A police regulation established in the 1970s allowed street performance but made collection of tips illegal, producing a hostile environment for performers such as Baird, who was arrested in the late 1970s—in the company of his audience—for performing on Boston Common.

But the tides were already turning. Michael S. Dukakis, then governor of Massachusetts, created the Music Under Boston program to fund live performances in the subway and, in some cases, hire musicians from the Boston Symphony Orchestra to perform.

But in 1982 the program no longer funded musicians, and by 1985 it had collapsed entirely.

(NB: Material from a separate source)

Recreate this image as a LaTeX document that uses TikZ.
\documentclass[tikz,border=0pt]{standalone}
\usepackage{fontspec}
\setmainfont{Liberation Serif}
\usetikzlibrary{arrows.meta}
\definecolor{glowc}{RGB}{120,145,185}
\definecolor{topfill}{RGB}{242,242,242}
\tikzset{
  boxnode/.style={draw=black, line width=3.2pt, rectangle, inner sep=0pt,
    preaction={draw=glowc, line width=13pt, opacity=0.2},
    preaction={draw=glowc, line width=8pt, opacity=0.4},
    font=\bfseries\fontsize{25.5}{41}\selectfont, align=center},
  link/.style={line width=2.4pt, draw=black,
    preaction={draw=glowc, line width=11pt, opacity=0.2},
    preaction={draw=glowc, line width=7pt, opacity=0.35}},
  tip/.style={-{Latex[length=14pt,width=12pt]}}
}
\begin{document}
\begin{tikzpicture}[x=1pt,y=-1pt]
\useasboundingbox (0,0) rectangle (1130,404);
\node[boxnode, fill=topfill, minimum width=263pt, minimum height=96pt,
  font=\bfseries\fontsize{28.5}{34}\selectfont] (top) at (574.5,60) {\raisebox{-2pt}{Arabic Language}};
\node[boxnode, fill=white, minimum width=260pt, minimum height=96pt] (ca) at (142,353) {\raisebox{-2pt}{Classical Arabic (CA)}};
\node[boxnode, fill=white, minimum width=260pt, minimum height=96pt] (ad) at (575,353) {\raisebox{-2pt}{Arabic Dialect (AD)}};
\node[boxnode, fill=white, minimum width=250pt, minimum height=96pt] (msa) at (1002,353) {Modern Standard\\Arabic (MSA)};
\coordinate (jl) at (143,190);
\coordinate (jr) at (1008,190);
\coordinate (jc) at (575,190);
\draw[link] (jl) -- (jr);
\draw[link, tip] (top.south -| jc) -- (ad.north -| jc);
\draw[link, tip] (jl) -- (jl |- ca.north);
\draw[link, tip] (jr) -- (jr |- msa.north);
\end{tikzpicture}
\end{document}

Two years later, musicians formed the Subway Arts Guild, which set in place provisions for performance. Musicians would receive a free permit every 90 days and would claim venues on a first-come-first-serve basis (excluding the Harvard Square station, for which they vied by coin toss), according to Ingram.

Since then, the musicians’ rapport with the city has been tenuous at best.

The MBTA briefly experimented with playing festive Muzak over the P.A. system in 1989, and by 1993 the organization was looking into placing cable televisions in the subway—a prospect that would have made musical performance virtually impossible.

Today, the MBTA’s apparent perception of subway musicians stands in stark contrast to that of New York City, which, following Sept. 11, sponsored subway musicians to re-enter the subways because of the confidence their presence inspired in commuters, Baird says.

Ingram says that while the compromise between the musicians and the MBTA reached last week represents a positive step in the relationship between performers and local leadership, the musicians still face several difficult standards.

“I think there’s a lot of positive points, but I think there’s some things that need to be changed,” she says.

The new system, which requires all permit applicants to submit a residential address, makes subway performance impossible for roaming or homeless performers. The program also carries no provisions for musicians visiting from other cities, Ingram says—many of whom bring vibrancy to Boston’s underground music scene.

According to Conrad, it’s that vibrancy that continues to pique interest in the musicians’ work among commuters and students alike.

“The subway really is a part of the soul of the city, and it offers something that you cannot get in other venues for playing,” he says. “When you get down to it, the subways are breeding grounds for good music.”